Supplied material
━━━━━━━━
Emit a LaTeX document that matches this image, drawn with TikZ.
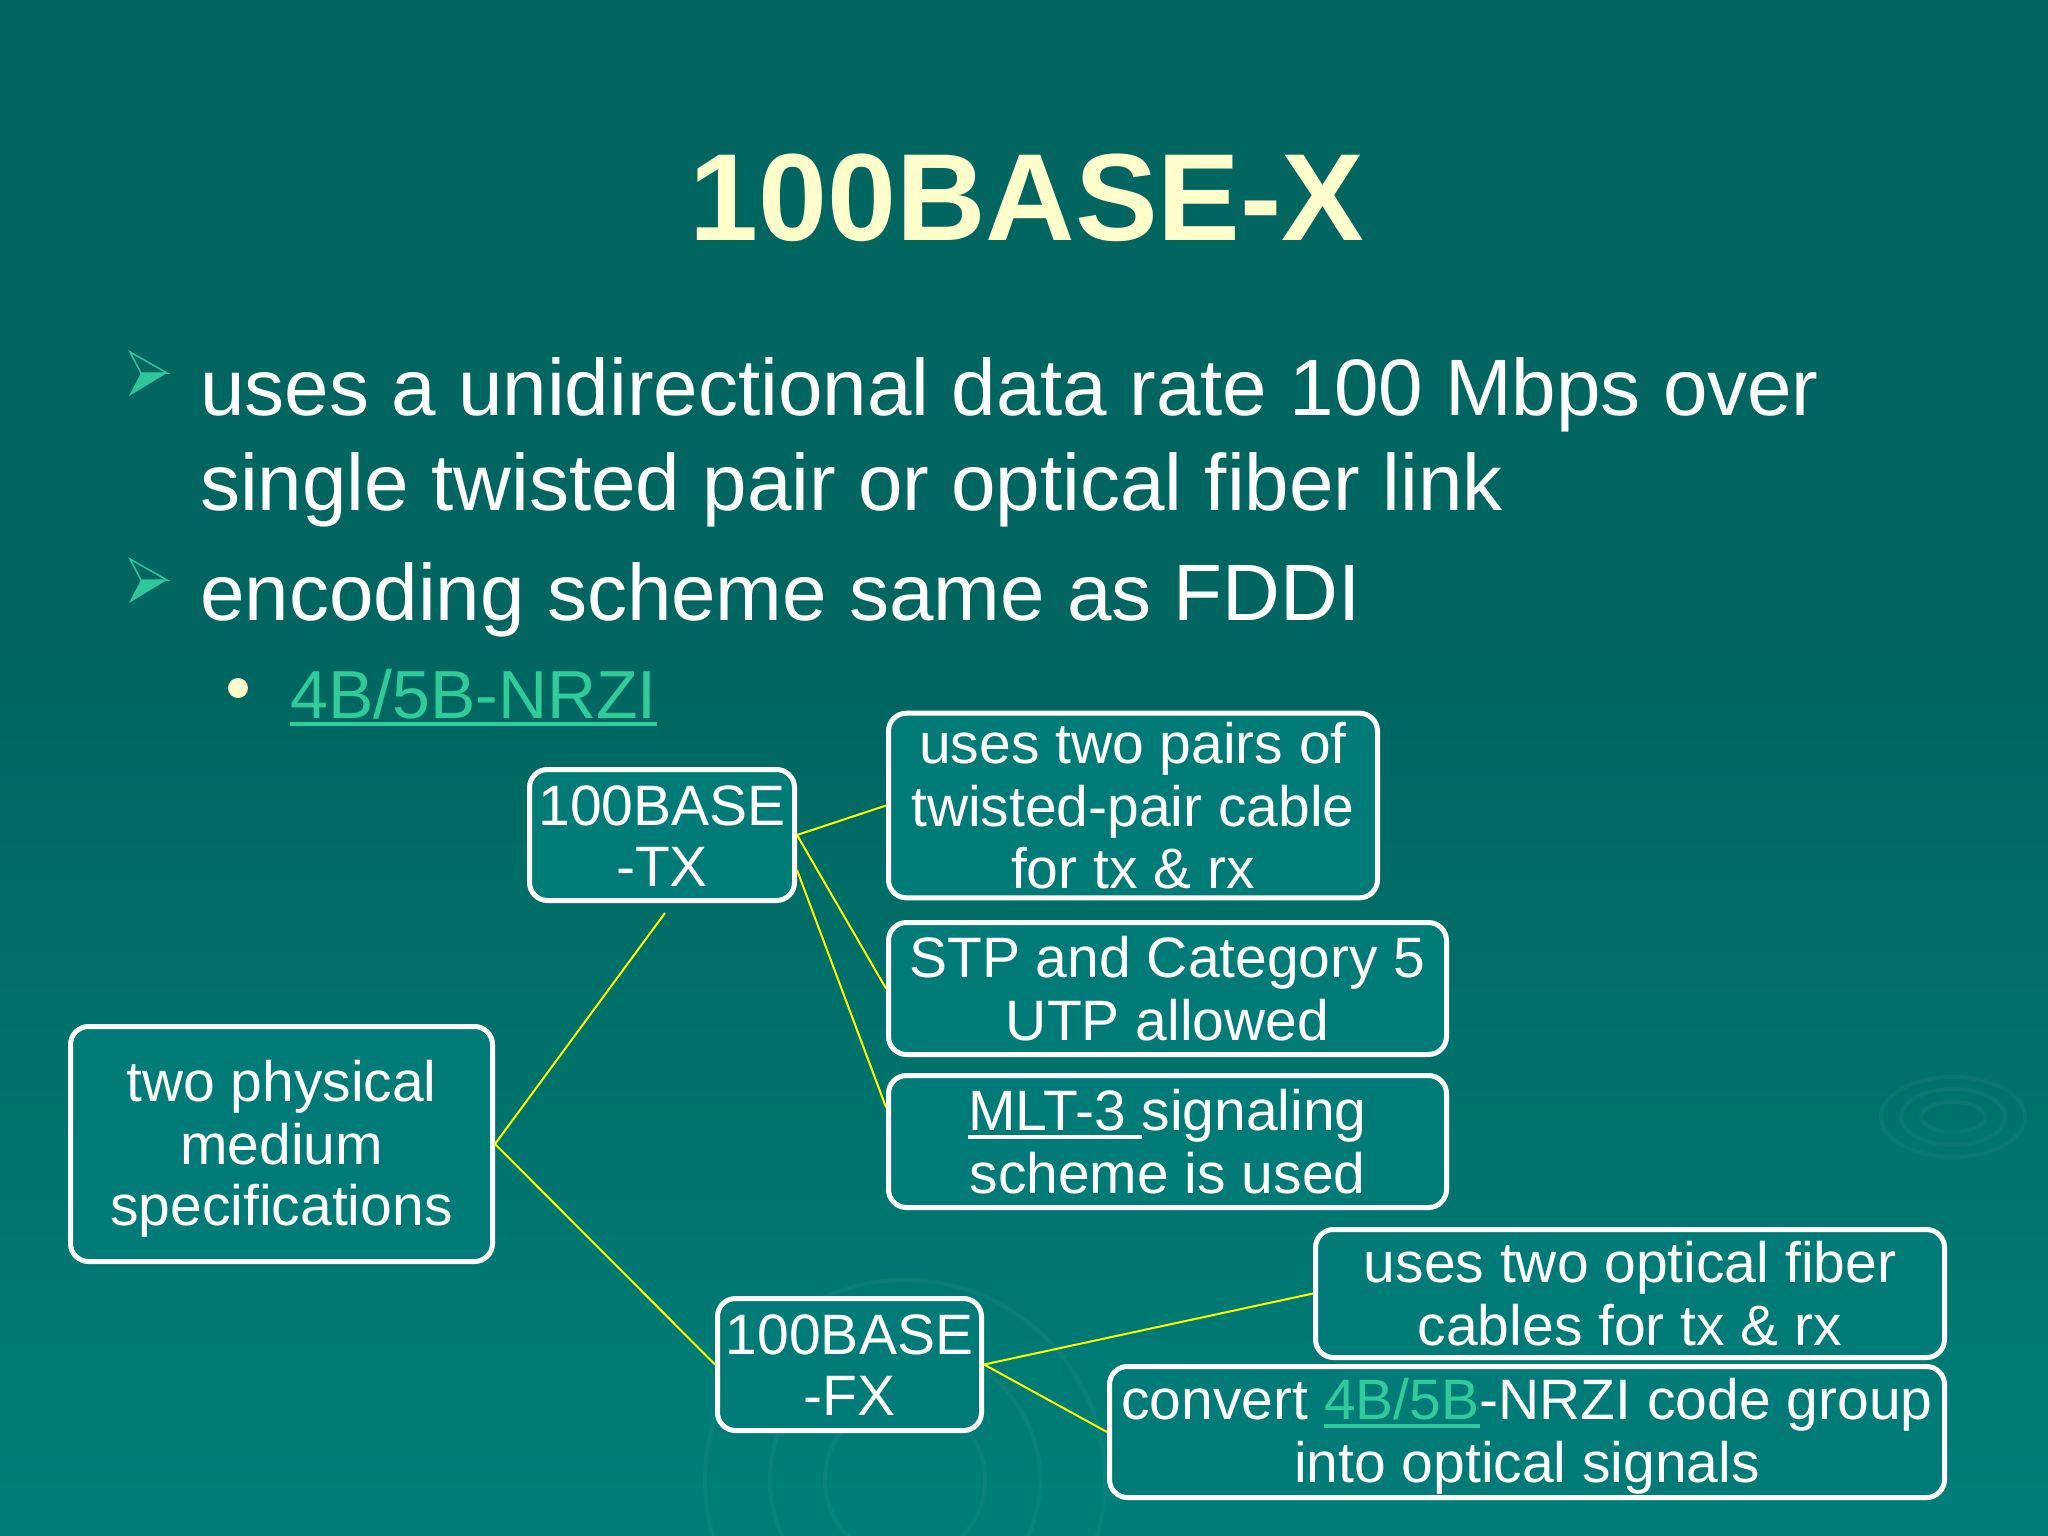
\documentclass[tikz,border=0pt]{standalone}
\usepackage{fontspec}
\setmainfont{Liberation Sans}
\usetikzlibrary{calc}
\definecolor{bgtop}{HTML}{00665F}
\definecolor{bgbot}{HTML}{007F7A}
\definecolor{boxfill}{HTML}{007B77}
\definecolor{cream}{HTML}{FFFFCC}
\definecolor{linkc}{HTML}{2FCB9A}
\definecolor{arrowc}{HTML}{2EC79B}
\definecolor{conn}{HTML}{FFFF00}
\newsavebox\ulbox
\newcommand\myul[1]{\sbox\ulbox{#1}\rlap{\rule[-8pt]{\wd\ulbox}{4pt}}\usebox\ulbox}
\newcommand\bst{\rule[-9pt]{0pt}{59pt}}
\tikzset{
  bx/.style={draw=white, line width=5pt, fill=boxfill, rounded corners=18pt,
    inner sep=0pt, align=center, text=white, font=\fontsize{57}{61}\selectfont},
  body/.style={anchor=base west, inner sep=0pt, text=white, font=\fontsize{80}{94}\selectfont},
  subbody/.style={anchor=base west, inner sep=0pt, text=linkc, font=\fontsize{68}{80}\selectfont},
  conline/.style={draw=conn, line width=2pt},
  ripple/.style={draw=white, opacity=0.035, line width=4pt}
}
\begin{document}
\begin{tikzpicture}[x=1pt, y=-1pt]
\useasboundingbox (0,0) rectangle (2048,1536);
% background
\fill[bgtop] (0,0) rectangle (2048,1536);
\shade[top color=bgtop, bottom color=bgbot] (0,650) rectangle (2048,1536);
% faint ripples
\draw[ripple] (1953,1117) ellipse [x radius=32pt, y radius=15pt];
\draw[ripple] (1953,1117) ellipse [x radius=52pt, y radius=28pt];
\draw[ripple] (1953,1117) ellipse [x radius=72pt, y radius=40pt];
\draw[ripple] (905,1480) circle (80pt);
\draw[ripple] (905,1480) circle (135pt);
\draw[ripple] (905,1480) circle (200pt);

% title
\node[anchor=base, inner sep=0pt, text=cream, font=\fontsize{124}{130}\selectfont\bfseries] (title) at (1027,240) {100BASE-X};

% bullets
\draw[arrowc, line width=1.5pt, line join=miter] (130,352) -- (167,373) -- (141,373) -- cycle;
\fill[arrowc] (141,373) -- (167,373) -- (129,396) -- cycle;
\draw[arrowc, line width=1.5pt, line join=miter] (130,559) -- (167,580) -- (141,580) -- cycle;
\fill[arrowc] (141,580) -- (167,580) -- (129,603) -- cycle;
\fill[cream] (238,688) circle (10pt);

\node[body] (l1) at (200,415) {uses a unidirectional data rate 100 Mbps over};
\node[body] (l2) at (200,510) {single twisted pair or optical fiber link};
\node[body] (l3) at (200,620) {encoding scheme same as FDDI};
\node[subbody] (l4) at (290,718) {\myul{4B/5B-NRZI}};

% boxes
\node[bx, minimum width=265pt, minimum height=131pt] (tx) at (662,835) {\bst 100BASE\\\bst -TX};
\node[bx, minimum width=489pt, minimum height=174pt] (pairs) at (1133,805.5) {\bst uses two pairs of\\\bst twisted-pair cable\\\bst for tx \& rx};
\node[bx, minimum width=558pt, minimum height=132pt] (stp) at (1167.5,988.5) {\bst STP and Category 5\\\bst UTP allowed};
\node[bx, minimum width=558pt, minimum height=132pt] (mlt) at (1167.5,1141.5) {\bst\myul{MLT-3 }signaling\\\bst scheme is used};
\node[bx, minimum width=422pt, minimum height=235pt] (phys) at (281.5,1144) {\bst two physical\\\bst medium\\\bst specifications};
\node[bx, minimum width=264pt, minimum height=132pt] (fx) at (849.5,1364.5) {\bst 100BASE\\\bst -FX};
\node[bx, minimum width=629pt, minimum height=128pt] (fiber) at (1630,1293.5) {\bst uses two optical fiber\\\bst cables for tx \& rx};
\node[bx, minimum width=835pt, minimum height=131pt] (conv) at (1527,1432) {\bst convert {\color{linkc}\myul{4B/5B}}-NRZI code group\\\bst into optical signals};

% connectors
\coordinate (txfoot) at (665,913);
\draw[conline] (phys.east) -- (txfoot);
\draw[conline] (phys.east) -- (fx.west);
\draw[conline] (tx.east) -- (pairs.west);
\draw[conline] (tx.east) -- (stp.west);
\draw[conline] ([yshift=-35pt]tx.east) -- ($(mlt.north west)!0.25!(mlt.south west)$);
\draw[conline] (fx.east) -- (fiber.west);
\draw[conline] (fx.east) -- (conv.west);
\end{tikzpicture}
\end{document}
━━━━━━━━
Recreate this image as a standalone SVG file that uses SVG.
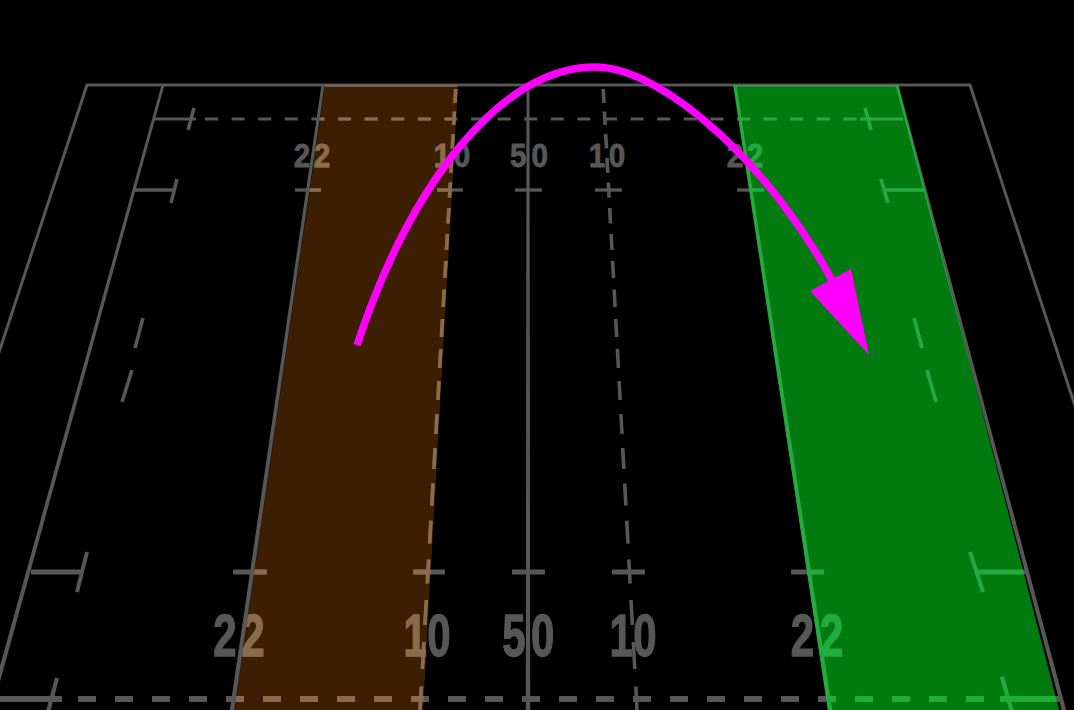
━━━━━━━━
Exercise brief
From the data above, work out how many lines hold "standalone". Answer with the number alone.

Result of this exercise
2